Davis had to hunt for a couple of months before he found the answer in a book called Butter Side Up, by Magnus Pyke. Thanks to Geophysical Institute librarian Judie Triplehorn, I found a more elaborated answer in a 1989 issue of Discover magazine. Both sources agree on the principles in action.

A properly sealed bottle of carbonated beverage shows no bubbles. The bottle's contents are under pressure, so the carbon dioxide cannot expand to form bubbles. Pop the top, release the pressure, and bingo! Bubbles.

But those newly visible bubbles don't show up just anywhere. They start as invisible protobubbles, tiny clusters of carbon dioxide molecules. Those clusters have formed at what a beverage physicist would call nucleation sites--microscopic pits and cracks on the smooth-looking interior of the bottle (or glass, if the beverage is poured out). Carbon dioxide accumulates at these points of roughness.

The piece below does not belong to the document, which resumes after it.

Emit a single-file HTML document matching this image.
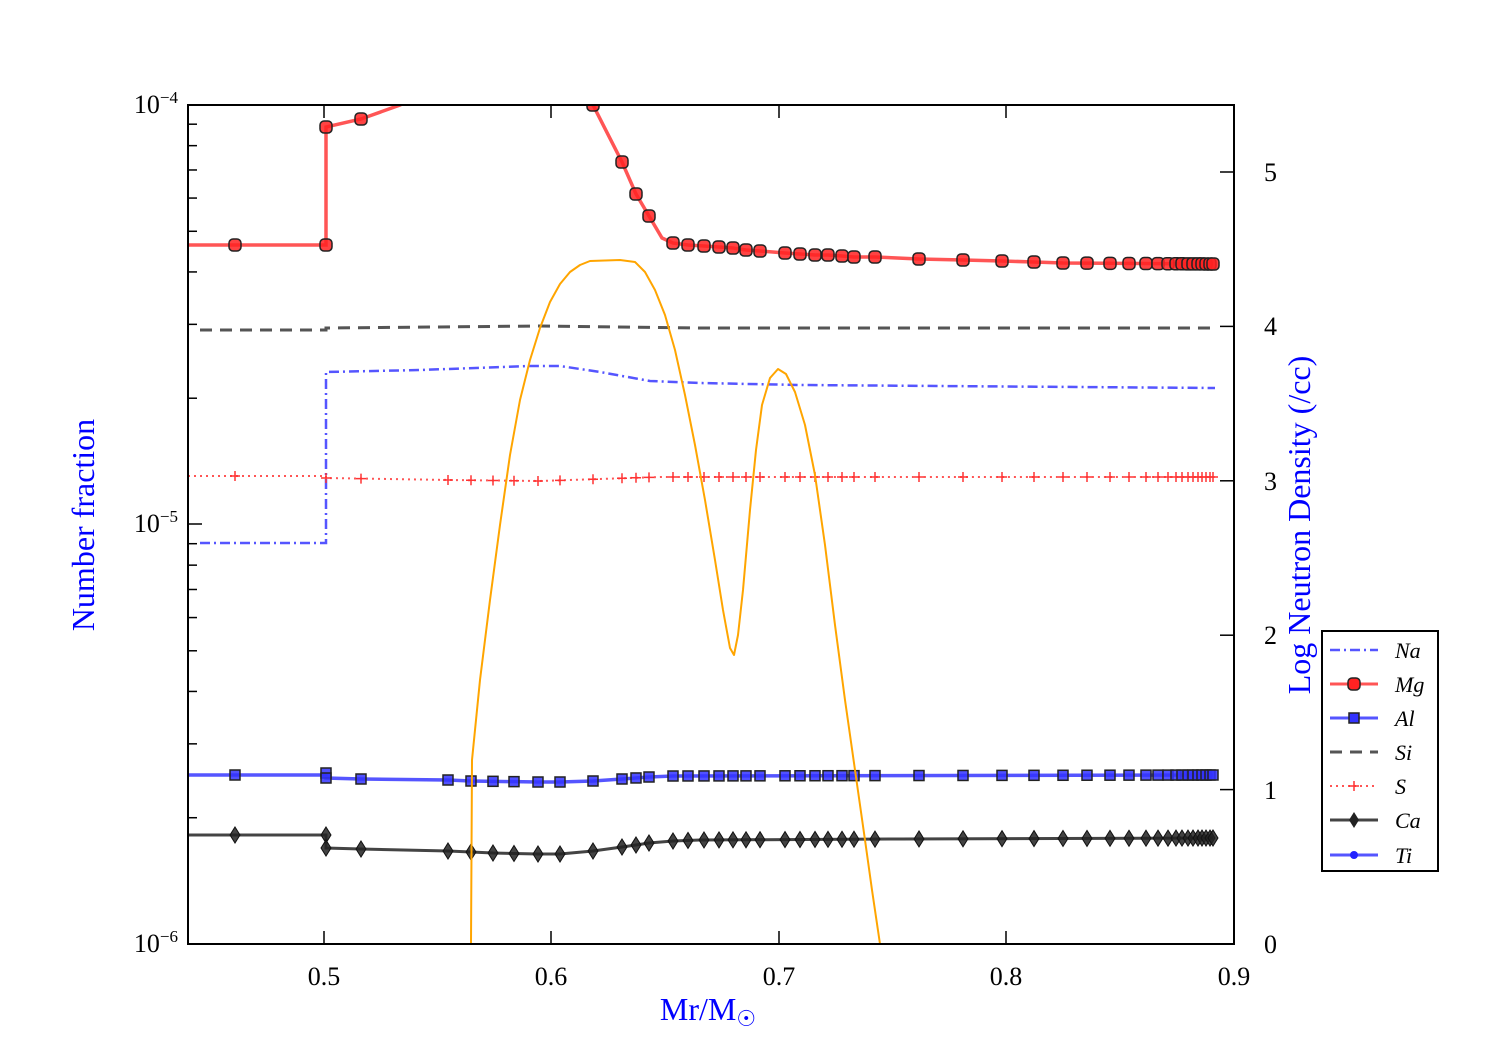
<!DOCTYPE html>
<html><head><meta charset="utf-8"><style>body{margin:0;background:#fff}svg{display:block}</style></head>
<body>
<svg id="s" width="1500" height="1050" xmlns="http://www.w3.org/2000/svg" font-family="Liberation Serif, serif">
<defs><clipPath id="c"><rect x="188" y="105" width="1046" height="839"/></clipPath></defs>
<g id="plot" clip-path="url(#c)"></g>
<rect x="188" y="105" width="1046" height="839" fill="none" stroke="#000" stroke-width="2"/>
<g id="ticks" stroke="#000" stroke-width="1.5"></g>
<g font-size="26" fill="#000">
<text x="324" y="985" text-anchor="middle">0.5</text>
<text x="551" y="985" text-anchor="middle">0.6</text>
<text x="779" y="985" text-anchor="middle">0.7</text>
<text x="1006" y="985" text-anchor="middle">0.8</text>
<text x="1234" y="985" text-anchor="middle">0.9</text>
<text x="178" y="113" text-anchor="end">10<tspan dy="-10" font-size="17">−4</tspan></text>
<text x="178" y="532" text-anchor="end">10<tspan dy="-10" font-size="17">−5</tspan></text>
<text x="178" y="952" text-anchor="end">10<tspan dy="-10" font-size="17">−6</tspan></text>
<text x="1264" y="953">0</text><text x="1264" y="799">1</text><text x="1264" y="644">2</text>
<text x="1264" y="490">3</text><text x="1264" y="335">4</text><text x="1264" y="181">5</text>
</g>
<text x="94" y="525" font-size="32" fill="#00f" text-anchor="middle" transform="rotate(-90 94 525)">Number fraction</text>
<text x="1310" y="525" font-size="32" fill="#00f" text-anchor="middle" transform="rotate(-90 1310 525)">Log Neutron Density (/cc)</text>
<text x="708" y="1020" font-size="32" fill="#00f" text-anchor="middle">Mr/M<tspan font-size="22" dy="6">☉</tspan></text>
<g id="leg"><rect x="1322" y="631" width="116" height="240" fill="#fff" stroke="#000" stroke-width="2"/></g>
</svg>
<script>
const NS="http://www.w3.org/2000/svg",P=document.getElementById('plot');
function el(t,a,p){const e=document.createElementNS(NS,t);for(const k in a)e.setAttribute(k,a[k]);(p||P).appendChild(e);return e;}
function pl(pts,st,p){return el('polyline',Object.assign({points:pts.map(q=>q.join(',')).join(' '),fill:'none'},st),p);}
function interp(pts,x){for(let i=0;i<pts.length-1;i++){if(x>=pts[i][0]&&x<=pts[i+1][0]){const a=pts[i],b=pts[i+1];if(b[0]==a[0])return a[1];return a[1]+(b[1]-a[1])*(x-a[0])/(b[0]-a[0]);}}return pts[pts.length-1][1];}
const xs=[235,361,448,471,493,514,538,560,593,622,636,649,673,688,704,719,733,746,760,785,800,815,828,842,854,875,919,963,1002,1034,1063,1087,1110,1129,1146,1158,1168,1176,1182,1188,1193,1198,1202,1206,1210,1213];
pl([[200,330],[326,330],[326,328],[540,326],[700,328],[1215,328]],{stroke:'#555','stroke-width':3,'stroke-dasharray':'12,8'});
pl([[200,543],[326,543],[326,372],[420,370],[530,366],[560,366],[600,372],[650,381],[700,383],[800,385],[1215,388]],{stroke:'#55f','stroke-width':2.5,'stroke-dasharray':'10,4,2,4'});
const S=[[188,476],[326,476],[326,478],[450,480],[540,481],[600,479],[660,477],[1215,477]];
pl(S,{stroke:'#f55','stroke-width':2,'stroke-dasharray':'2,4'});
[326].concat(xs).forEach(x=>{const y=interp(S,x+0.01);el('path',{d:`M${x-5},${y}h10M${x},${y-5}v10`,stroke:'#f33','stroke-width':1.5});});
const A=[[188,775],[326,775],[326,778],[361,779],[448,780],[471,781],[538,782],[560,782],[593,781],[622,779],[649,777],[673,776],[1213,775]];
pl(A,{stroke:'#55f','stroke-width':3.5});
[[326,773],[326,778]].concat(xs.map(x=>[x,interp(A,x+0.01)])).forEach(q=>el('rect',{x:q[0]-5,y:q[1]-5,width:10,height:10,fill:'#33f','fill-opacity':0.85,stroke:'#222','stroke-width':1.5}));
const C=[[188,835],[326,835],[326,848],[361,849],[448,851],[471,852],[493,853],[538,854],[560,854],[593,851],[622,847],[636,845],[649,843],[673,841],[700,840],[900,839],[1213,838]];
pl(C,{stroke:'#444','stroke-width':3});
[[326,835],[326,848]].concat(xs.map(x=>[x,interp(C,x+0.01)])).forEach(q=>el('path',{d:`M${q[0]},${q[1]-8}l5,8l-5,8l-5,-8z`,fill:'#222','fill-opacity':0.85,stroke:'#111','stroke-width':1}));
const M=[[188,245],[326,245],[326,127],[361,119],[400,105],[430,90],[560,90],[593,105],[622,162],[636,194],[649,216],[662,238],[673,243],[688,245],[704,246],[719,247],[733,248],[746,250],[760,251],[785,253],[800,254],[815,255],[828,255],[842,256],[854,257],[875,257],[919,259],[963,260],[1002,261],[1034,262],[1063,263],[1213,264]];
pl(M,{stroke:'#f55','stroke-width':3.5});
const mx=[[235,245],[326,245],[326,127],[361,119],[593,105]].concat(xs.slice(9).map(x=>[x,interp(M,x+0.01)]));
mx.forEach(q=>el('rect',{x:q[0]-6,y:q[1]-6,width:12,height:12,rx:4,fill:'#f22','fill-opacity':0.85,stroke:'#222','stroke-width':1.5}));
pl([[471,944],[472,760],[480,680],[490,600],[500,525],[510,455],[520,400],[530,360],[540,328],[550,302],[560,284],[570,272],[580,265],[590,261],[620,260],[635,262],[645,272],[655,290],[665,315],[675,350],[685,395],[695,445],[705,500],[715,560],[723,610],[730,648],[734,655],[738,635],[743,590],[750,510],[756,450],[762,405],[770,378],[778,369],[786,374],[795,392],[805,425],[815,475],[825,545],[835,625],[845,700],[855,770],[865,840],[872,890],[880,944]],{stroke:'#ffa500','stroke-width':2,'stroke-linejoin':'round'});
const T=document.getElementById('ticks');
function ln(x1,y1,x2,y2){el('line',{x1,y1,x2,y2},T);}
[324,551,779,1006].forEach(x=>{ln(x,105,x,118);ln(x,944,x,931);});
[0,1,2,3,4,5].forEach(v=>{const y=944-154.4*v;ln(1234,y,1220,y);});
[105,524,944].forEach(y=>ln(188,y,202,y));
for(let d=0;d<2;d++)for(let k=2;k<=9;k++){const y=944-419.5*d-419.5*Math.log10(k);ln(188,y,197,y);}
const L=document.getElementById('leg');
const rows=[[650,'Na'],[684,'Mg'],[718,'Al'],[752,'Si'],[786,'S'],[820,'Ca'],[855,'Ti']];
pl([[1330,650],[1378,650]],{stroke:'#55f','stroke-width':2.5,'stroke-dasharray':'10,4,2,4'},L);
pl([[1330,684],[1378,684]],{stroke:'#f55','stroke-width':3},L);
el('rect',{x:1348,y:678,width:12,height:12,rx:4,fill:'#f22',stroke:'#222','stroke-width':1.5},L);
pl([[1330,718],[1378,718]],{stroke:'#55f','stroke-width':3},L);
el('rect',{x:1349,y:713,width:10,height:10,fill:'#33f',stroke:'#222','stroke-width':1.5},L);
pl([[1330,752],[1378,752]],{stroke:'#555','stroke-width':3,'stroke-dasharray':'12,8'},L);
pl([[1330,786],[1378,786]],{stroke:'#f55','stroke-width':2,'stroke-dasharray':'2,4'},L);
el('path',{d:'M1349,786h10M1354,781v10',stroke:'#f33','stroke-width':1.5},L);
pl([[1330,820],[1378,820]],{stroke:'#444','stroke-width':3},L);
el('path',{d:'M1354,812l5,8l-5,8l-5,-8z',fill:'#222'},L);
pl([[1330,855],[1378,855]],{stroke:'#55f','stroke-width':3},L);
el('circle',{cx:1354,cy:855,r:4,fill:'#22f'},L);
rows.forEach(r=>{const t=el('text',{x:1395,y:r[0]+8,'font-size':22,'font-style':'italic'},L);t.textContent=r[1];});
</script>
</body></html>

The gas also accumulates on floating particles, which offer places for the molecules to land and cling just as the bottle wall's cracks and pits do. Whether floating or fixed, a mediocre nucleation site may give rise to a single bubble, but one offering just the right conditions for harboring carbon dioxide can give rise to a steady string of rising bubbles.

The bubbles at the starting point of such strings may be invisibly small, so that an observer can't detect where the nucleation site actually is. As the bubbles ascend, they accumulate more carbon dioxide. Thus they grow bigger and more buoyant as they rise, so that bubbles near the top of a string are more widely spaced and are moving faster than those lower down.

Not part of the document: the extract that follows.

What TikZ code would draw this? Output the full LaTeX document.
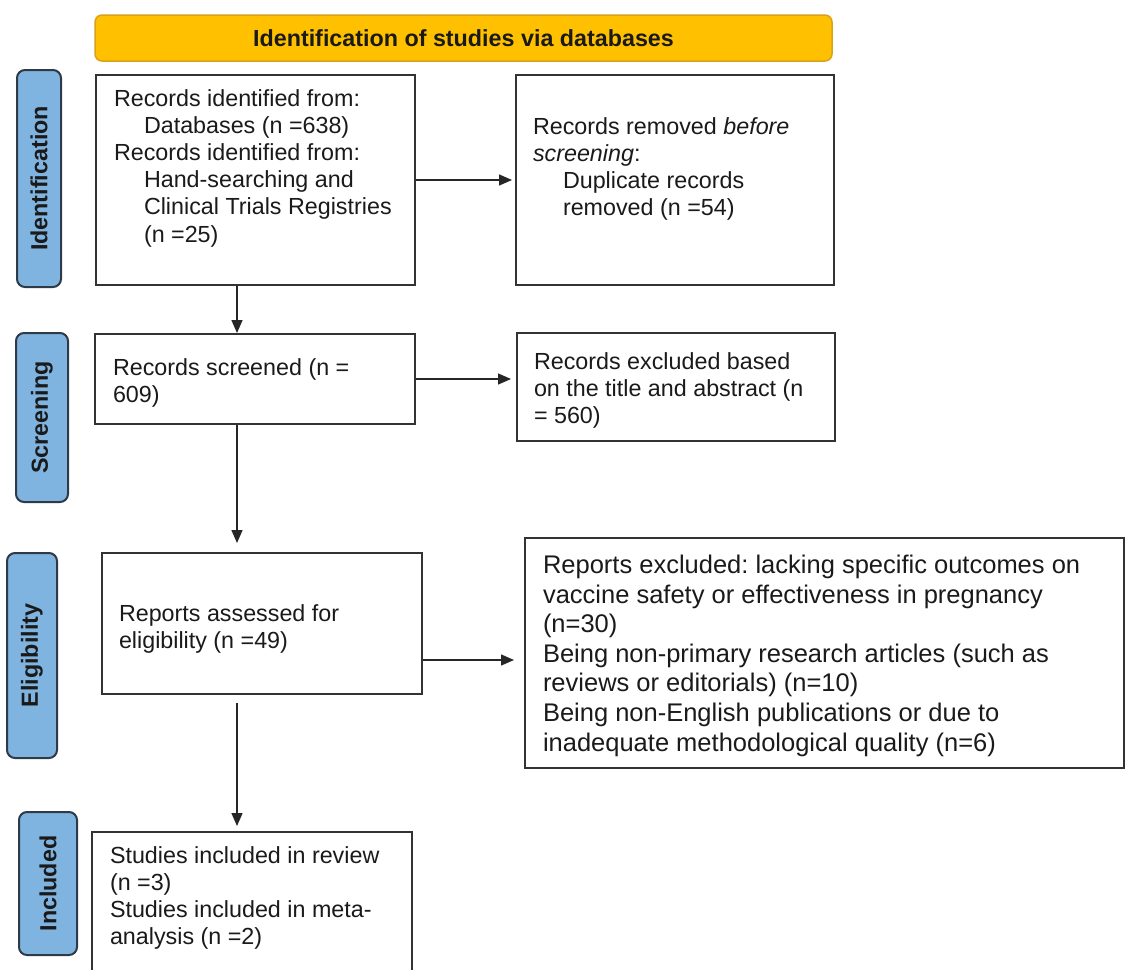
\documentclass[tikz,border=0pt]{standalone}
\usepackage{fontspec}
\setmainfont{Liberation Sans}
\usetikzlibrary{arrows.meta,calc}
\frenchspacing
\definecolor{bannerfill}{HTML}{FFC000}
\definecolor{bannerdraw}{HTML}{D9A21B}
\definecolor{labelfill}{HTML}{80B4E0}
\definecolor{labeldraw}{HTML}{2E3A45}
\definecolor{boxdraw}{HTML}{333333}
\definecolor{txt}{HTML}{1A1A1A}
\newcommand\bxt[5]{\begin{minipage}[c][#2pt][t]{#1pt}\vspace*{#4pt}\raggedright\leftskip=#3pt\relax\strut #5\par\end{minipage}}
\tikzset{
  txtstyle/.style={font=\fontsize{23.3}{27.2}\selectfont, text=txt},
  flowbox/.style={txtstyle, draw=boxdraw, line width=2pt, fill=white, inner sep=0pt, anchor=north west},
  phase/.style={draw=labeldraw, line width=2pt, fill=labelfill, rounded corners=8pt, rotate=90,
    inner sep=0pt, font=\bfseries\fontsize{23.3}{27}\selectfont, text=txt},
  banner/.style={draw=bannerdraw, line width=1.5pt, fill=bannerfill, rounded corners=7pt,
    inner sep=0pt, font=\bfseries\fontsize{23.3}{27}\selectfont, text=txt},
  arr/.style={draw=black!85, line width=1.4pt, -{Triangle[length=13pt,width=11pt]}}
}
\begin{document}
\begin{tikzpicture}[x=1pt,y=-1pt]
\useasboundingbox (0,0) rectangle (1126,969);
\fill[white] (0,0) rectangle (1126,969);
\clip (0,0) rectangle (1126,969);
\coordinate (cx) at (237,0);
% banner
\node[banner, minimum width=737pt, minimum height=46pt] (ban) at (463.5,38) {Identification of studies via databases};
% phase labels
\node[phase, minimum width=217pt, minimum height=44pt] (p1) at (39,178.5) {Identification};
\node[phase, minimum width=169pt, minimum height=52pt] (p2) at (42,417.5) {Screening};
\node[phase, minimum width=205pt, minimum height=50pt] (p3) at (32,655.5) {Eligibility};
\node[phase, minimum width=143pt, minimum height=58pt] (p4) at (48,883.5) {Included};
% boxes
\node[flowbox] (b1) at (95,74) {\bxt{319}{210}{18}{12}{Records identified from:\\
  \hspace*{30pt}Databases (n =638)\\
  Records identified from:\\
  \hspace*{30pt}Hand-searching and\\
  \hspace*{30pt}Clinical Trials Registries\\
  \hspace*{30pt}(n =25)}};
\node[flowbox] (b2) at (515,74) {\bxt{318}{210}{17}{40}{Records removed \textit{before}\\
  \textit{screening}:\\
  \hspace*{30pt}Duplicate records\\
  \hspace*{30pt}removed (n =54)}};
\node[flowbox] (b3) at (94,333) {\bxt{320}{90}{18}{22}{Records screened (n =\\609)}};
\node[flowbox] (b4) at (516,332) {\bxt{318}{108}{17}{17}{Records excluded based\\
  on the title and abstract (n\\= 560)}};
\node[flowbox] (b5) at (101,552) {\bxt{320}{141}{17}{49}{Reports assessed for\\eligibility (n =49)}};
\node[flowbox, font=\fontsize{25.5}{29.6}\selectfont] (b6) at (524,537) {\bxt{599}{230}{18}{14.8}{Reports excluded: lacking specific outcomes on\\
  vaccine safety or effectiveness in pregnancy\\
  (n=30)\\
  Being non-primary research articles (such as\\
  reviews or editorials) (n=10)\\
  Being non-English publications or due to\\
  inadequate methodological quality (n=6)}};
\node[flowbox] (b7) at (91,831) {\bxt{320}{160}{18}{12}{Studies included in review\\
  (n =3)\\
  Studies included in meta-\\
  analysis (n =2)}};
% connectors
\draw[arr, shorten >=3pt] (b1.east) -- (b1.east -| b2.west);
\draw[arr] (b1.south -| cx) -- (b3.north -| cx);
\draw[arr, shorten >=5pt] (b3.east) -- (b3.east -| b4.west);
\draw[arr, shorten >=9pt] (b3.south -| cx) -- (b5.north -| cx);
\coordinate (e5) at ($(b5.east)+(0,36.5)$);
\draw[arr, shorten >=10pt] (e5) -- (e5 -| b6.west);
\draw[arr, shorten <=8pt, shorten >=5pt] (b5.south -| cx) -- (b7.north -| cx);
\end{tikzpicture}
\end{document}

Bored beer drinkers have sometimes amused themselves by shaking a sprinkling of salt into their brews. The result is a quick flare of bubbles at the surface and bubble strings tracing the downward path of the salt grains. It may look like a chemical reaction, but it's still physics in operation. Salt grains aren't the perfect little crystals they seem--their surfaces are covered with the microscopic flaws that make perfect gathering places for carbon dioxide molecules. The drinkers have added nucleation sites as well as a salty taste to their beverages.

There you have the explanation of one of life's little mysteries. Look on it as an appropriate way to toast the thousandth appearance of these miscellaneous sharings of science--with a bubbly subject.